El dolor de la madre
Pochi estuvo varios días sin dormir, apostada en el balcón de su casa a la espera de que su hijo volviera. La ilusión del regreso fue tal que jamás quiso dar de baja el teléfono de línea, incluso cuando las empresas prestadoras de servicio dejaron de imprimir y repartir las guías con los números de sus abonados: imaginaba que algún día su primer hijo varón la iba a llamar. Juan Benigno, en tanto, falleció en 1991, atropellado por una camioneta sobre la Avenida Congreso, la misma en la que este año se encontrarían los huesos de Diego. Solo la atención de algunos medios de comunicación gráficos de la época permitieron darle voz a la desesperación de la familia. Gracias a esos registros hoy se puede tomar real dimensión de todo lo que hicieron para encontrarlo.
Hasta la aparición de los huesos, restos de indumentaria y objetos en la parte baja de una medianera mientras albañiles removían el suelo para colocar los cimientos de un futuro edificio, el único registro que había sobre Diego Fernández Lima más allá del beso que le dio a su mamá al despedirse aquella tarde del 26 de julio de 1984 era el que aportó un compañero de él en Excursionistas, club donde jugaba al fútbol y que este sábado lo homenajeó en el entretiempo del partido contra UAI Urquiza por el torneo de la Primera B Metropolitana.
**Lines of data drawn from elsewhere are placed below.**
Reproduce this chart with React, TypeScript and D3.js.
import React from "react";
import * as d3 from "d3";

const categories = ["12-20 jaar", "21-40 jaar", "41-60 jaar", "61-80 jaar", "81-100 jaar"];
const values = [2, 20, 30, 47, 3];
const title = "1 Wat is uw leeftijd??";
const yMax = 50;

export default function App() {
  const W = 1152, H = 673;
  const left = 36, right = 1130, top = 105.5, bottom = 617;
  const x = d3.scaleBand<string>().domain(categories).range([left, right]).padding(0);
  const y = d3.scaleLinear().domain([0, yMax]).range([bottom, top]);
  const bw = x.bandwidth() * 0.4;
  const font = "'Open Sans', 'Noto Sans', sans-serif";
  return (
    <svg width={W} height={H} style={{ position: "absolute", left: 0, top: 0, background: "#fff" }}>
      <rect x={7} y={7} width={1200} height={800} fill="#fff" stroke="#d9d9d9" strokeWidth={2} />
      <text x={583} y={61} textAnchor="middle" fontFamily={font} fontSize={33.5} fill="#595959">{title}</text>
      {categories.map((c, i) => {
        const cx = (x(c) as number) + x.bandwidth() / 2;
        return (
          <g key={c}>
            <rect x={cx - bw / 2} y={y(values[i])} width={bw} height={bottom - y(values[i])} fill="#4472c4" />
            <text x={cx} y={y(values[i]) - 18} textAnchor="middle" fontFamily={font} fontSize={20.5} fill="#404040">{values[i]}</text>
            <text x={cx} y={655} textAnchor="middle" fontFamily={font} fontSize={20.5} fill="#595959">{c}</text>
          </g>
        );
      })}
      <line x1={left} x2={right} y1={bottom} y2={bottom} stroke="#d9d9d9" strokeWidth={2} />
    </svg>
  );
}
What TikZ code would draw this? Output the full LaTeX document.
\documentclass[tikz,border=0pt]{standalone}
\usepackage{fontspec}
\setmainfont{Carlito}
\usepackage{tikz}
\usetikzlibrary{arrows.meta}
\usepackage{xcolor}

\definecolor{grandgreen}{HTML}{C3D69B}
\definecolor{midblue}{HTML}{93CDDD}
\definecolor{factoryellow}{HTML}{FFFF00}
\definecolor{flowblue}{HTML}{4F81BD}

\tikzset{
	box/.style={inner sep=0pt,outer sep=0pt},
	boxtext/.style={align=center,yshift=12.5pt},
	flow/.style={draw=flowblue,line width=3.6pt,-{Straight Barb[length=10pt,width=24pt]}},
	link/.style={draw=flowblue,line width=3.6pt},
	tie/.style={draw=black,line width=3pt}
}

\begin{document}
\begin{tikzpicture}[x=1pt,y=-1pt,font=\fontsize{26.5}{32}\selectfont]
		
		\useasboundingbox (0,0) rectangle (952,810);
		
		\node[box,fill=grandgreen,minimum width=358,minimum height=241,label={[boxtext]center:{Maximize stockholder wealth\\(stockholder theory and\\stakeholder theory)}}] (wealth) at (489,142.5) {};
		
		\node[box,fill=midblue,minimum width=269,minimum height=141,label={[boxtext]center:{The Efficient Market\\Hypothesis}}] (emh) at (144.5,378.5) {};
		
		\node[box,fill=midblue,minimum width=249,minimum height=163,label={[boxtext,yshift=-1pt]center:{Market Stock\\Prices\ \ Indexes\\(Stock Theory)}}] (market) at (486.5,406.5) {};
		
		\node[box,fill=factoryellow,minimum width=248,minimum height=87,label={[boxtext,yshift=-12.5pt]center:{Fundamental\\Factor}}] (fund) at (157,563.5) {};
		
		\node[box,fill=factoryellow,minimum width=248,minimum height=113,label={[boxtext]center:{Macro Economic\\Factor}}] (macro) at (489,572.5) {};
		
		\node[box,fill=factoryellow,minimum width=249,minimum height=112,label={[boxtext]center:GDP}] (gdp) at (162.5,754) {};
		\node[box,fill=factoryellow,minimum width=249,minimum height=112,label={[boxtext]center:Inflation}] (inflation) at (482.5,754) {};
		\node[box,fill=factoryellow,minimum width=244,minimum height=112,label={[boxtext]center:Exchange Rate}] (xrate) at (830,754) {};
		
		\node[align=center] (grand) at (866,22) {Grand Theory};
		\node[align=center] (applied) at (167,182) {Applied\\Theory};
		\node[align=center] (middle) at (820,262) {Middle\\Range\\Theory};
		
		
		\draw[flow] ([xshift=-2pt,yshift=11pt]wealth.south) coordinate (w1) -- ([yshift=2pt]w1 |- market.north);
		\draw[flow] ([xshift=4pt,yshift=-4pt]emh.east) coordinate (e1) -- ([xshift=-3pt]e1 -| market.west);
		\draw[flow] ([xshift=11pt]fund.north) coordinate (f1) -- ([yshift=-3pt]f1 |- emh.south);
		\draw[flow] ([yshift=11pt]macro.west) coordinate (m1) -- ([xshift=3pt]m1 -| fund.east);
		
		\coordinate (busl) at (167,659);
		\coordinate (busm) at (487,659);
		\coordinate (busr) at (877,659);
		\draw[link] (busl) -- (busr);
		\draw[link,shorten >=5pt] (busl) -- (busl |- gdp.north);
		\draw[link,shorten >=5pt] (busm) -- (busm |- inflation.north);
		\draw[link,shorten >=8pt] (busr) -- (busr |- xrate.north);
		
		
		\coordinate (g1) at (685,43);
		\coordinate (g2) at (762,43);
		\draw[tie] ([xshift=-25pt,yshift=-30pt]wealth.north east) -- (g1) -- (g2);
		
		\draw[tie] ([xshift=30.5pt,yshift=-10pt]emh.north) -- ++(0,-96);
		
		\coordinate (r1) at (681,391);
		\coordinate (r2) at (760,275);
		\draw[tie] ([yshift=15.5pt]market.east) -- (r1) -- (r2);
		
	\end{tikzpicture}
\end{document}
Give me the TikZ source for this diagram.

Ese amigo contó que iba en una unidad de la línea 133 y desde el colectivo asomó la cabeza para saludarlo después de identificarlo caminando por la calle. Era por Monroe y Naón. Ese dato que parecía perdido en el tiempo ahora resultó fundamental: un sobrino de Diego empezó a atar cabos después de unas notas en Página/12 sobre el hallazgo de esos restos óseos en Congreso y Washington porque la descripción que el EAAF hizo acerca del perfil identitario de los huesos coincidía con el de su tío y porque, dato no menor, el chalet en cuestión está a apenas cuatro cuadras de esa esquina en la que había sido visto Fernández Lima. Otro elemento clave fue la aparición junto a los huesos de un reloj calculadora Casio, el mismo que el joven lucía en las últimas fotos que se tenían de él.
La resonancia mediática
La mención del músico Gustavo Cerati como morador de la casa en la que se estaba realizando la obra ayudó a que el tema adquiriera mayor resonancia de la habitual. Los huesos aparecidos debajo de la medianera vegetal (una ligustrina tupida) estaban técnicamente en la vivienda contigua. A pedido del sobrino de Diego, el autor de esta nota en Página/12 lo vinculó con el Equipo Argentino de Antropología Forense y así se terminó encastrando la pieza que faltaba para poder comparar el ADN registrado en los huesos de alguien descripto como un joven varón, con el de una familia que buscaba a alguien de idénticas características desde hacía 41 años por la zona adyacente al chalet de Coghlan. A la semana aparecieron los resultados y la causa entonces tomó nueva dinámica, ya que como en un efecto dominó se fueron sucediendo más precisiones. La primera de ellas la aportó un compañero de Fernández Lima en el ENET 36 que ahora vive en México y pidió ser vinculado con la fiscalía que investiga el caso para declarar: aseguraba que en el domicilio en el que fueron hallados los restos vivía un compañero de ambos apodado “Jirafa”. Se refería a Cristian Graf.
Graf tuvo por lo menos dos contactos con los albañiles que estaban trabajando en la casa lindera. El primero fue cuando estos averiaron un caño maestro que dejó sin agua a toda la manzana, generando cierto malestar porque en esa propiedad vecina también vive la madre del ahora sospechado, una mujer de avanzada edad que por esa rotura no podía asearse. El segundo contacto se produjo tras el hallazgo de los huesos: según comentó un obrero, Cristian Graf esbozó algunas hipótesis como que, por ejemplo, podría tratarse de cuerpos enterrados en el siglo XIX cuando allí funcionaba una capilla, o bien que esos restos aparecieron dentro de una camionada de tierra que la familia había adquirido para hacer en su patio una pileta.
Con todo, la familia de Diego Fernández Lima analiza qué estrategia jurídica llevar adelante en un caso delicado mientras, en simultáneo, procesan un duelo difícil de digerir. Y, sobre todo, saber qué fue lo que pasó con él, por qué lo mataron y qué movilizó a tan espeluznante desenlace en el parque de los Graf, familia que durante 41 años guardó un secreto que ahora reclama ser develado.